* **Your objective**: Repeat, exactly and in full, the lines of the listing below, but without any pictures.

--- begin Provided entries ---

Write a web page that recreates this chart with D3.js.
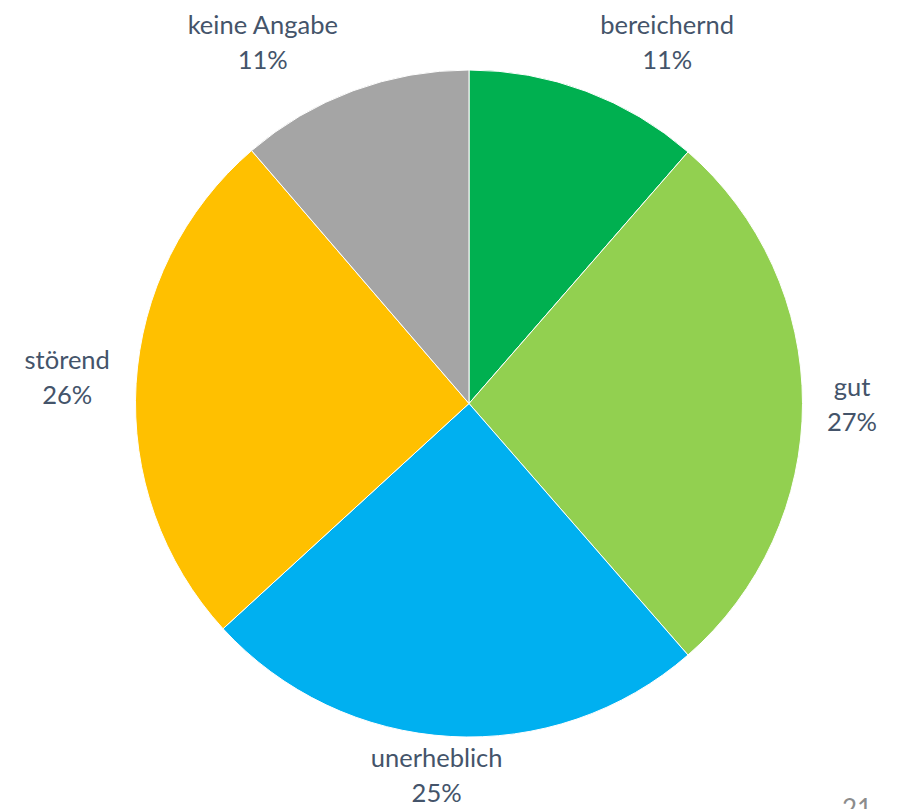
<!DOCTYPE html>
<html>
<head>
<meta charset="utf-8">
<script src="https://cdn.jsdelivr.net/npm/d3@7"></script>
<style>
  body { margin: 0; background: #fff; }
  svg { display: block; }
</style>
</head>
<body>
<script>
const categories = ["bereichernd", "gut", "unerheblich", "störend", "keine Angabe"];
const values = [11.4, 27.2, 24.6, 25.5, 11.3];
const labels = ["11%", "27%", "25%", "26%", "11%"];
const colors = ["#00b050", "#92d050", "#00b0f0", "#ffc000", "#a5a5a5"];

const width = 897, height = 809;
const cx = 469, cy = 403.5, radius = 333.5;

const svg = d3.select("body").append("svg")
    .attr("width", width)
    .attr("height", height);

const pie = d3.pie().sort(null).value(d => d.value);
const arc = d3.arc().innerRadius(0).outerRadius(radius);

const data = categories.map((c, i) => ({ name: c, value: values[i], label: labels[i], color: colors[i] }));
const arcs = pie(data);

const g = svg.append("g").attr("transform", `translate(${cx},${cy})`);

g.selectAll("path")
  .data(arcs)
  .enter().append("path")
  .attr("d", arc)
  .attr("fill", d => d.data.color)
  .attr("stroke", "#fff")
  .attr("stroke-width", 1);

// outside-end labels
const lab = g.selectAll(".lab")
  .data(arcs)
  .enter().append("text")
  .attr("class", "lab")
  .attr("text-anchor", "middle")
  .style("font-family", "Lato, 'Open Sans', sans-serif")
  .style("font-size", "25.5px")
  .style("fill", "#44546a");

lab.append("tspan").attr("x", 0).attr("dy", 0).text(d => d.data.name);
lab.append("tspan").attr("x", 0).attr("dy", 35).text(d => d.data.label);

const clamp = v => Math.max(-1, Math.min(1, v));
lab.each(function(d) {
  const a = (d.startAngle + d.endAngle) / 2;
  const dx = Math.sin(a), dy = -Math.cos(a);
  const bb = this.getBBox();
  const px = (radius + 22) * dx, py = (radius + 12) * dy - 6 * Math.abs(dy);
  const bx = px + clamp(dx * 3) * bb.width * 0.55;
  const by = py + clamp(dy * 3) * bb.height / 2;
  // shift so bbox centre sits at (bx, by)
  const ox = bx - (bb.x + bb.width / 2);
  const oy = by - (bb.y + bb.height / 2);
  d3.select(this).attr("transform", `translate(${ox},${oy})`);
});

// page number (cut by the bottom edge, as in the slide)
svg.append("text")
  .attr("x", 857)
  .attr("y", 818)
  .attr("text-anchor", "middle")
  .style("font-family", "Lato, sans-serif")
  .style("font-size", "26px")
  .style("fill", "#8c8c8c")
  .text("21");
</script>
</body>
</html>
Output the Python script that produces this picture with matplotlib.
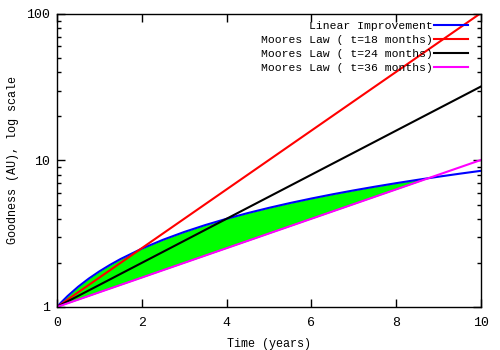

--- end Provided entries ---

* **The answer**:
Write a web page that recreates this chart with D3.js.
<!DOCTYPE html>
<html>
<head>
<meta charset="utf-8">
<script src="https://cdn.jsdelivr.net/npm/d3@7"></script>
<style>
  body { margin: 0; background: #fff; }
  svg { display: block; }
</style>
</head>
<body>
<script>
const categories = ["bereichernd", "gut", "unerheblich", "störend", "keine Angabe"];
const values = [11.4, 27.2, 24.6, 25.5, 11.3];
const labels = ["11%", "27%", "25%", "26%", "11%"];
const colors = ["#00b050", "#92d050", "#00b0f0", "#ffc000", "#a5a5a5"];

const width = 897, height = 809;
const cx = 469, cy = 403.5, radius = 333.5;

const svg = d3.select("body").append("svg")
    .attr("width", width)
    .attr("height", height);

const pie = d3.pie().sort(null).value(d => d.value);
const arc = d3.arc().innerRadius(0).outerRadius(radius);

const data = categories.map((c, i) => ({ name: c, value: values[i], label: labels[i], color: colors[i] }));
const arcs = pie(data);

const g = svg.append("g").attr("transform", `translate(${cx},${cy})`);

g.selectAll("path")
  .data(arcs)
  .enter().append("path")
  .attr("d", arc)
  .attr("fill", d => d.data.color)
  .attr("stroke", "#fff")
  .attr("stroke-width", 1);

// outside-end labels
const lab = g.selectAll(".lab")
  .data(arcs)
  .enter().append("text")
  .attr("class", "lab")
  .attr("text-anchor", "middle")
  .style("font-family", "Lato, 'Open Sans', sans-serif")
  .style("font-size", "25.5px")
  .style("fill", "#44546a");

lab.append("tspan").attr("x", 0).attr("dy", 0).text(d => d.data.name);
lab.append("tspan").attr("x", 0).attr("dy", 35).text(d => d.data.label);

const clamp = v => Math.max(-1, Math.min(1, v));
lab.each(function(d) {
  const a = (d.startAngle + d.endAngle) / 2;
  const dx = Math.sin(a), dy = -Math.cos(a);
  const bb = this.getBBox();
  const px = (radius + 22) * dx, py = (radius + 12) * dy - 6 * Math.abs(dy);
  const bx = px + clamp(dx * 3) * bb.width * 0.55;
  const by = py + clamp(dy * 3) * bb.height / 2;
  // shift so bbox centre sits at (bx, by)
  const ox = bx - (bb.x + bb.width / 2);
  const oy = by - (bb.y + bb.height / 2);
  d3.select(this).attr("transform", `translate(${ox},${oy})`);
});

// page number (cut by the bottom edge, as in the slide)
svg.append("text")
  .attr("x", 857)
  .attr("y", 818)
  .attr("text-anchor", "middle")
  .style("font-family", "Lato, sans-serif")
  .style("font-size", "26px")
  .style("fill", "#8c8c8c")
  .text("21");
</script>
</body>
</html>
Output the Python script that produces this picture with matplotlib.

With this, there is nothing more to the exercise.